By VERONIKA OLEKSYN – Dec 4, 2007
VIENNA, Austria (AP) — First there was the fuss over a bear called Bruno, killed by German sharpshooters after he wandered across the border from Italy. Now, on the Austrian side of the same Alpine range, officials are investigating the disappearance of about 20 brown bears.
A joint investigation by Austrian authorities, environmentalists and hunters was launched this past summer after the local chapter of the World Wide Fund For Nature raised the alarm about the vanishing bears.
The organization, which keeps tabs on bears through genetic analyses of fur and droppings, began noticing a decline in the brown bear population in the Austrian Alps in 2000 but it was only this year that conservationists concluded that their numbers had fallen so sharply.

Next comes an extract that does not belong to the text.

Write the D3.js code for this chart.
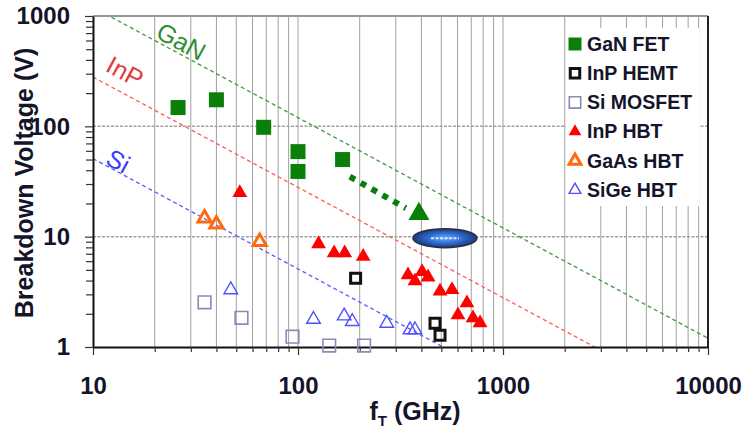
<!DOCTYPE html>
<html lang="en">
<head>
<meta charset="UTF-8">
<title>Breakdown Voltage vs fT</title>
<script src="https://d3js.org/d3.v7.min.js"></script>
<style>
  body { margin: 0; background: #fff; }
  svg text { font-family: Arial, "Liberation Sans", sans-serif; font-weight: bold; fill: #14142a; }
</style>
</head>
<body>
<svg width="748" height="433"></svg>
<script>
// points are [fT (GHz), breakdown voltage (V)]
const ganFet   = [[26, 148], [40, 174], [68, 98], [100, 59], [100, 39], [165, 50]];
const inpHemt  = [[191, 4.2], [466, 1.64], [493, 1.28]];
const siMosfet = [[35, 2.54], [53, 1.84], [94, 1.24], [142, 1.03], [210, 1.03]];
const inpHbt   = [[52, 25], [126, 8.6], [150, 7.1], [169, 7.1], [208, 6.6],
                  [344, 4.5], [372, 3.97], [403, 4.8], [431, 4.3], [493, 3.2],
                  [564, 3.3], [667, 2.5], [603, 1.95], [714, 1.83], [773, 1.65]];
const gaasHbt  = [[35, 14.7], [40, 13], [65, 9]];
const sigeHbt  = [[47, 3.3], [119, 1.78], [168, 1.91], [184, 1.7], [271, 1.64], [352, 1.43], [372, 1.43]];

// projected GaN trend (dotted arrow) and its target
const ganTrend  = [[179, 35], [336, 18.1]];
const ganTarget = [389, 16.1];
const logoAt    = [521, 9.7];

// limit lines: V * fT = const
const limitNames = ["GaN", "InP", "Si"];
const limitConst = [12000, 2800, 510];
const limitLabelF = [25.3, 12.9, 12.6];

const xMajors = [10, 100, 1000, 10000];
const yMajors = [1, 10, 100, 1000];

const svg = d3.select("svg");
const x = d3.scaleLog().domain([10, 10000]).range([93, 708]);
const y = d3.scaleLog().domain([1, 1000]).range([347, 16]);

// clip for plot area
svg.append("clipPath").attr("id", "plot")
  .append("rect").attr("x", 93).attr("y", 16).attr("width", 615).attr("height", 331);

// grid
svg.append("g").selectAll("line")
  .data(x.ticks().filter(d => d > 10 && d < 10000))
  .join("line")
  .attr("x1", d => x(d)).attr("x2", d => x(d))
  .attr("y1", 16).attr("y2", 347)
  .attr("stroke", "#a0a0a0").attr("stroke-width", 1);

svg.append("g").selectAll("line")
  .data([10, 100])
  .join("line")
  .attr("x1", 93).attr("x2", 708)
  .attr("y1", d => y(d)).attr("y2", d => y(d))
  .attr("stroke", "#a0a0a0").attr("stroke-width", 1.5)
  .attr("stroke-dasharray", "3,1.5");

// top & right frame
svg.append("line").attr("x1", 93).attr("x2", 708).attr("y1", 16).attr("y2", 16)
  .attr("stroke", "#999").attr("stroke-width", 2);
svg.append("line").attr("x1", 708).attr("x2", 708).attr("y1", 16).attr("y2", 347)
  .attr("stroke", "#222").attr("stroke-width", 2);

// legend background sits over the grid
svg.append("rect").attr("x", 566).attr("y", 28).attr("width", 133).attr("height", 178).attr("fill", "#fff");

// limit lines
const limitColor = ["#3f9a3f", "#ff5a5a", "#5a5aff"];
const limitText = ["#2f8f2f", "#e23a3a", "#3a3aff"];
const lg = svg.append("g").attr("clip-path", "url(#plot)");
limitConst.forEach((c, i) => {
  lg.append("line")
    .attr("x1", x(10)).attr("y1", y(c / 10))
    .attr("x2", x(10000)).attr("y2", y(c / 10000))
    .attr("stroke", limitColor[i]).attr("stroke-width", 1.3)
    .attr("stroke-dasharray", "4,3");
});

// text runs parallel to the limit lines (slope -1 on log-log)
const angle = Math.atan2(y(1) - y(10), x(100) - x(10)) * 180 / Math.PI;
const labelLift = [3, 11, 1];
limitNames.forEach((n, i) => {
  const f = limitLabelF[i];
  svg.append("text")
    .attr("transform", `translate(${x(f)},${y(limitConst[i] / f)}) rotate(${angle})`)
    .attr("y", -labelLift[i])
    .attr("text-anchor", "middle")
    .style("font-weight", "normal")
    .style("font-size", "25px")
    .style("fill", limitText[i])
    .text(n);
});

// axes
const xAxis = svg.append("g").attr("transform", "translate(0,347)")
  .call(d3.axisBottom(x).tickValues(x.ticks()).tickSize(5).tickSizeOuter(0)
    .tickFormat(d => xMajors.includes(d) ? d : ""));
const yAxis = svg.append("g").attr("transform", "translate(93,0)")
  .call(d3.axisLeft(y).tickValues(y.ticks()).tickSize(7).tickSizeOuter(0)
    .tickFormat(d => yMajors.includes(d) ? d : ""));

[xAxis, yAxis].forEach(a => {
  a.select(".domain").attr("stroke", "#111").attr("stroke-width", 2);
  a.selectAll(".tick line").attr("stroke", "#333").attr("stroke-width", 1.2);
  a.selectAll(".tick text").style("font-size", "24px").attr("fill", "#14142a");
});
xAxis.selectAll(".tick").filter(d => xMajors.includes(d)).select("line").attr("y2", 8);
xAxis.selectAll(".tick text").attr("y", 47).attr("dy", 0);
yAxis.selectAll(".tick").filter(d => yMajors.includes(d)).select("line").attr("x2", -8);
yAxis.selectAll(".tick text").attr("x", -23);

// axis titles
svg.append("text")
  .attr("transform", "translate(33,183) rotate(-90)")
  .attr("text-anchor", "middle")
  .style("font-size", "25px")
  .text("Breakdown Voltage (V)");

const xt = svg.append("text")
  .attr("x", 415).attr("y", 420)
  .attr("text-anchor", "middle")
  .style("font-size", "25px");
xt.append("tspan").text("f");
xt.append("tspan").attr("dy", 6).style("font-size", "15px").text("T");
xt.append("tspan").attr("dy", -6).text(" (GHz)");

// dotted GaN trend + target
const defs = svg.append("defs");
svg.append("line")
  .attr("x1", x(ganTrend[0][0])).attr("y1", y(ganTrend[0][1]))
  .attr("x2", x(ganTrend[1][0])).attr("y2", y(ganTrend[1][1]))
  .attr("stroke", "#0a800a").attr("stroke-width", 6)
  .attr("stroke-dasharray", "6,6.5");
svg.append("path")
  .attr("d", d3.symbol(d3.symbolTriangle, 190)())
  .attr("transform", `translate(${x(ganTarget[0])},${y(ganTarget[1])})`)
  .attr("fill", "#0a800a");

// logo ellipse
const grad = defs.append("radialGradient").attr("id", "logo");
grad.append("stop").attr("offset", "0%").attr("stop-color", "#6aa8ff");
grad.append("stop").attr("offset", "60%").attr("stop-color", "#2a64c8");
grad.append("stop").attr("offset", "100%").attr("stop-color", "#1b3a7a");
svg.append("ellipse")
  .attr("cx", x(logoAt[0])).attr("cy", y(logoAt[1]))
  .attr("rx", 32).attr("ry", 9.5)
  .attr("fill", "url(#logo)").attr("stroke", "#2a2a40").attr("stroke-width", 1.5);
svg.append("line")
  .attr("x1", x(logoAt[0]) - 14).attr("x2", x(logoAt[0]) + 14)
  .attr("y1", y(logoAt[1])).attr("y2", y(logoAt[1]))
  .attr("stroke", "#d8e6ff").attr("stroke-width", 2).attr("stroke-dasharray", "3,1.5");

// series
const series = [
  { name: "GaN FET",   data: ganFet,   shape: d3.symbolSquare,   size: 225, fill: "#0a800a", stroke: "none",    sw: 0,   lsize: 169 },
  { name: "InP HEMT",  data: inpHemt,  shape: d3.symbolSquare,   size: 100, fill: "none",    stroke: "#111",    sw: 3,   lsize: 90 },
  { name: "Si MOSFET", data: siMosfet, shape: d3.symbolSquare,   size: 160, fill: "none",    stroke: "#8a8ab8", sw: 1.6, lsize: 130 },
  { name: "InP HBT",   data: inpHbt,   shape: d3.symbolTriangle, size: 95,  fill: "#ff0000", stroke: "none",    sw: 0,   lsize: 70 },
  { name: "GaAs HBT",  data: gaasHbt,  shape: d3.symbolTriangle, size: 75,  fill: "none",    stroke: "#ff6a10", sw: 3,   lsize: 60 },
  { name: "SiGe HBT",  data: sigeHbt,  shape: d3.symbolTriangle, size: 80,  fill: "none",    stroke: "#5050ff", sw: 1.4, lsize: 60 }
];

series.forEach(s => {
  svg.append("g").selectAll("path")
    .data(s.data)
    .join("path")
    .attr("d", d3.symbol(s.shape, s.size)())
    .attr("transform", d => `translate(${x(d[0])},${y(d[1])})`)
    .attr("fill", s.fill).attr("stroke", s.stroke).attr("stroke-width", s.sw);
});

// legend
const leg = svg.append("g").attr("transform", "translate(575,44)");
series.forEach((s, i) => {
  const row = leg.append("g").attr("transform", `translate(0,${i * 29.2})`);
  row.append("path")
    .attr("d", d3.symbol(s.shape, s.lsize)())
    .attr("fill", s.fill).attr("stroke", s.stroke).attr("stroke-width", s.sw);
  row.append("text").attr("x", 12).attr("dy", "0.35em")
    .style("font-size", "19.5px").text(s.name);
});
</script>
</body>
</html>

Christoph Walder, who heads WWF-Austria's brown bear project, said experts recently found that, of the approximately 30 bears born in the Northern Limestone Alps in roughly the past two decades, about 20 have disappeared without a trace.
He said there were three possible explanations.
"Either the bears died naturally, or they wandered off somewhere, or something abnormal happened — we can't exclude illegal action," he said, raising the possibility they were killed.
There are believed to be only three or four bears in the area, considered the core local habitat of the animals that can weigh up to 770 pounds.
The other bears that are accounted for died naturally or were legally shot because they were a threat to humans; one, an orphan, was taken to a zoo and later put down because of an illness.
Bears are rare in Austria. Besides those in the Northern Limestone Alps, about six to eight are believed to frequent the southern province of Carinthia, although most of those probably come from neighboring Slovenia and occasionally cross the border, Walder said.